The Old Prague Club (Klub Za starou Prahu) attempted to preserve the building, but their proposal to declare it a cultural monument was rejected by the Ministry of Culture. There is nothing to prevent its private owner, HB Reavis, from taking the building down. A new project, designed by architect Jakub Cigler, will be built on the site once the Transgas building has been demolished.

*Transgas was planned by architects Václav Aulický, Jiří Eisenreich, Ivo Loos and Jindřich Malátek.

Text by Barbora Slavíčková

Function

1976Dispatching complex

2018 None

Ownership

1976 State

2018 Phibell s.r.o.

Condition

1976

2018 Abandoned, earmarked for demolition

Property Management

1976

2018 Herbis Reavis Property Management CZ, s.r.o.

Form of government

1976 Socialist Federative Republic

2018 Parliamentary Democracy

Spatial Planning Agency

1976

2018

Type of heritage and protection

1976

2018 None

Interview with Jana

Local

Transcription
BS: You've lived in the Transgas neighborhood for a long time, so I wonder how the building affected you?


JV: I actually liked it a lot. I walked around it to work every day and it was very hard for me when it was demolished. I even took pictures of the demolition process. Now it's just so empty there… When the discussions about whether to demolish or not demolish took place, I was definitely against demolition, but at the same time sometimes I understand some people's opinions and feelings that they are not really related to such architecture. It's true that when I look at it through the eyes of an ordinary person, I understand that they probably found it a little ugly, or that it's a colossus.

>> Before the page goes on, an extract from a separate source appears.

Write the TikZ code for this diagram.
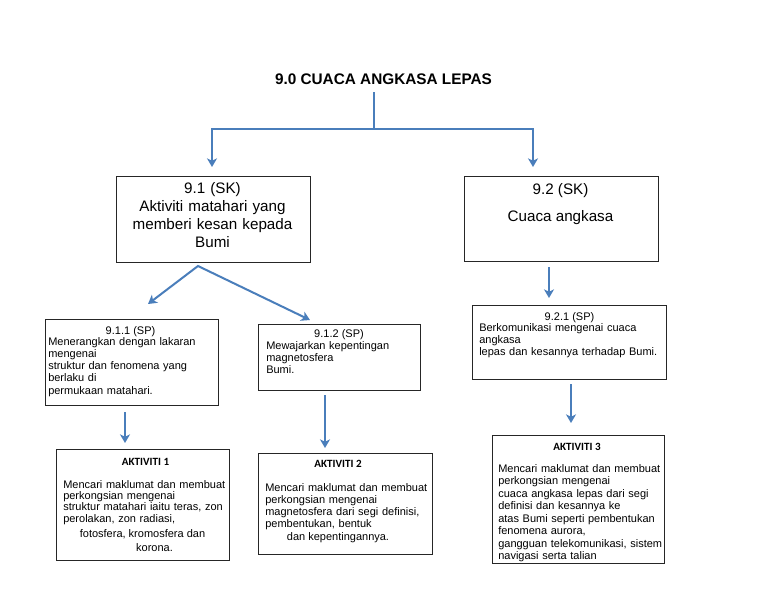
\documentclass[tikz,border=0pt]{standalone}
\usepackage{fontspec}
\setmainfont{Liberation Sans}
\newfontfamily\calfont{Carlito}
\usetikzlibrary{arrows.meta}
\definecolor{arrowblue}{RGB}{74,126,187}
\begin{document}
\begin{tikzpicture}[x=0.75pt,y=-0.75pt,
  box/.style={draw=black!85, line width=0.75pt, rectangle, inner sep=0pt},
  conn/.style={draw=arrowblue, line width=1.5pt},
  tipstyle/.tip={Stealth[length=6.5pt,width=7.5pt,inset=1.8pt]},
  arr/.style={conn, -tipstyle},
  txt/.style={inner sep=0pt, text width=150pt},
  ctxt/.style={inner sep=0pt, anchor=base},
  big/.style={font=\fontsize{11.4}{13.4}\selectfont},
  sml/.style={font=\fontsize{8.25}{9.2}\selectfont},
  akt/.style={inner sep=0pt, anchor=base, font=\calfont\bfseries\fontsize{8.3}{10}\selectfont}
]
\useasboundingbox (0,0) rectangle (768,594);
\fill[white] (0,0) rectangle (768,594);

% title
\node[ctxt, font=\bfseries\fontsize{11.5}{13}\selectfont] (title) at (383.5,84.5) {9.0 CUACA ANGKASA LEPAS};

% boxes
\node[box, minimum width=145.5pt, minimum height=64.5pt] (b91) at (213,219) {};
\node[box, minimum width=145.5pt, minimum height=63.75pt] (b92) at (561,218.5) {};
\node[box, minimum width=129.75pt, minimum height=64.5pt] (b911) at (131.5,362) {};
\node[box, minimum width=121.5pt, minimum height=49.5pt] (b912) at (339,357) {};
\node[box, minimum width=145.5pt, minimum height=55.5pt] (b921) at (569,342) {};
\node[box, minimum width=129.75pt, minimum height=83.25pt] (a1) at (142.5,504.5) {};
\node[box, minimum width=130.5pt, minimum height=75.75pt] (a2) at (345,503.5) {};
\node[box, minimum width=129pt, minimum height=96pt] (a3) at (578,499) {};

% texts of 9.1 and 9.2
\node[ctxt, big, align=center, text width=145pt] (t91) at (212.5,193.5)
  {9.1 (SK)\\Aktiviti matahari yang\\memberi kesan kepada\\Bumi};
\node[ctxt, big] (h92) at (560.5,194.5) {9.2 (SK)};
\node[ctxt, big] (t92) at (560.5,221) {Cuaca angkasa};

% 9.1.1
\node[ctxt, sml] (h911) at (130.5,334) {9.1.1 (SP)};
\node[txt, sml, align=left, anchor=base west] (t911) at (48,345)
  {Menerangkan dengan lakaran\\mengenai\\struktur dan fenomena yang\\berlaku di\\permukaan matahari.};

% 9.1.2
\node[ctxt, sml] (h912) at (339,337) {9.1.2 (SP)};
\node[txt, sml, align=left, anchor=base west, font=\fontsize{8.25}{9}\selectfont] (t912) at (266,349)
  {Mewajarkan kepentingan\\magnetosfera\\Bumi.};

% 9.2.1
\node[ctxt, sml] (h921) at (569.5,320) {9.2.1 (SP)};
\node[txt, sml, align=left, anchor=base west, font=\fontsize{8.25}{9.15}\selectfont] (t921) at (479,331)
  {Berkomunikasi mengenai cuaca\\angkasa\\lepas dan kesannya terhadap Bumi.};

% Aktiviti 1
\node[akt] (ha1) at (145.5,465.5) {AKTIVITI 1};
\node[txt, align=left, anchor=base west, font=\fontsize{8.25}{8.6}\selectfont] (ta1) at (63,488)
  {Mencari maklumat dan membuat\\perkongsian mengenai\\struktur matahari iaitu teras, zon\\perolakan, zon radiasi,};
\node[ctxt, sml] (fa1) at (142.5,537) {fotosfera, kromosfera dan};
\node[ctxt, sml] (ka1) at (154.5,551) {korona.};

% Aktiviti 2
\node[akt] (ha2) at (338,467) {AKTIVITI 2};
\node[txt, align=left, anchor=base west, font=\fontsize{8.25}{9}\selectfont] (ta2) at (265,491)
  {Mencari maklumat dan membuat\\perkongsian mengenai\\magnetosfera dari segi definisi,\\pembentukan, bentuk};
\node[ctxt, sml] (da2) at (338,540) {dan kepentingannya.};

% Aktiviti 3
\node[akt] (ha3) at (577,450.5) {AKTIVITI 3};
\node[txt, align=left, anchor=base west, font=\fontsize{8.25}{9.4}\selectfont] (ta3) at (498,472)
  {Mencari maklumat dan membuat\\perkongsian mengenai\\cuaca angkasa lepas dari segi\\definisi dan kesannya ke\\atas Bumi seperti pembentukan\\fenomena aurora,\\gangguan telekomunikasi, sistem\\navigasi serta talian};

% connector points
\coordinate (ttop) at (374,92);
\coordinate (tj) at (374,129);
\coordinate (tipA) at (212,167);
\coordinate (tipB) at (533,167);
\coordinate (apex) at (198,266);
\coordinate (tipL) at (148,304);
\coordinate (tipR) at (310,320);
\coordinate (s92) at (549,267);
\coordinate (e92) at (549,298);
\coordinate (s911) at (125,412);
\coordinate (e911) at (125,443);
\coordinate (s912) at (325,395);
\coordinate (e912) at (325,448);
\coordinate (s921) at (571,384);
\coordinate (e921) at (571,423);

% connectors
\draw[conn] (ttop) -- (tj);
\draw[arr] (tj) -| (tipA);
\draw[arr] (tj) -| (tipB);
\draw[conn, tipstyle-tipstyle] (tipL) -- (apex) -- (tipR);
\draw[arr] (s92) -- (e92);
\draw[arr] (s911) -- (e911);
\draw[arr] (s912) -- (e912);
\draw[arr] (s921) -- (e921);
\end{tikzpicture}
\end{document}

BS: And did you see the project that will be erected there?


JV: Actually, I'm not even sure… Maybe not at all… Maybe I just lose it in a lot of other projects that are being built in places where there used to be some nice houses and then some glass cube will be built there, so I don't know. Somehow I wasn't really interested in it, because it wasn't important to me.


BS: All right, thank you.

Interview with Miroslav Tomek

Transcription
OK: So I'll let it go, hopefully it'll read. The first question that interests me is how long have you been working for Czech Radio?


MT: Since 2015, so three and a half years.


OK: So you've been an employee since the developer bought Transgas.


MT: Exactly. In fact, it was my first or second day at work that the news appeared on the Internet. I shared it on Facebook at the time, and in fact until then I didn't know much about Transgas, but as I went here first for interviews and then to work, I looked at the building and saw that it would probably disappear.


OK: And how did it affect you before you found out it was to be gone?


MT: When I thought about it now, I realized that I had always perceived the ground floor… According to that principle, I think Loos said that one always perceives only the ground floor. I remembered the entrance to that VZP. And in fact, it seems to me that I perceived it as a very modern building, as something that was different from the usual socialist architecture. The kind that was everywhere else, for example during the 90's, when I went to high school, but I didn't realize at all how exceptional the form of the building is.


OK: Can you tell me what changed your mind?


MT: I guess it gradually started to get more fashionable, to be interested in the brutalist architecture. I have always been interested in monuments. I've always loved history. I even studied history, but in the end I devoted myself to the 20th century, not to the Middle Ages. But at first I was interested in the Middle Ages, historic towns, the ruins of medieval castles… But then when I was in high school I liked constructivism, as it is known from the 20s and 30s… But it did not occur to me to see some values ​​in the latest buildings, which at that time still deviated much from what one saw all around him. Then this fashion gradually appeared, for example the exhibition Husákovo 3 + 1, it could have been in 2007 or 2008… It's actually quite a long time ago. I even bought a catalog from it then, as I was interested in, that it can be so interesting for someone what I grew up in. And then I was actually fascinated by Karel Prager. He was talked about as one of the leading architects of the 70's and 80's. He was probably the first creator whose realization I could think of as something behind which there is an author's personality. Komerční banka in Smíchov, Koleje, of November 17… He also designed the New Stage of the National Theater. It's actually a hobby for me. Not my biggest hobby, ok… I would not like to tell you any nonsense… Well, then I traveled a little more, I was several times in various cities of the former Soviet Union, in the former Yugoslavia, where interesting monuments are preserved, and I began to perceive it differently. I started to ask what is special and unusual in Prague, and I realized how interesting is this place, where you can see the building of the Federal Assembly and at the same time the Transgas. The buildings are similar in some ways and at the same time they are conceived quite differently. At the same time, it is also such an important place for Prague. There is the State Opera and the National Museum, which are cut by the North-South highway, so it doesn't work urbanistically…


OK: You're against demolition… Can you think of a way to use Transgas again?


MT: Jaroslav Němec from the Prague 2 City Council wrote about this, saying that part of the municipality, which is located in the rented Škoda Palace, could move there. This is a rational use. I didn't really deal with it… I didn't see it as my task. I didn't get involved in it for a long time, I was maybe at one event. Maybe also at some events that took place in Prague as part of the fight to preserve the architectural heritage. For example, when there was a protest for the demolition of Kozák's house or the Hotel Praha. But I initiated this protest because I wanted to do something at the very last minute. That I was surprised that once the demolition had begun, it seemed that everyone had completely lost hope… And apparently it was useless, but there is something good in the media storm that ensued. But I didn't deal with it, I would say that probably even if the building is uneconomical, obsolete ... I do believe that it is still better to use what is than to demolish it and build something instead new. Although I believe in that case it may be quite on the edge. The demolition will also be an economic burden for the surroundings, so that's how I justify it… But otherwise I'm also deeply conservative internally and I just do mind that what I like will change, a part of my immediate surroundings. I don't think about the possibilities of use, I just believe that there are some.


OK: Okay, that's enough for me, thank you.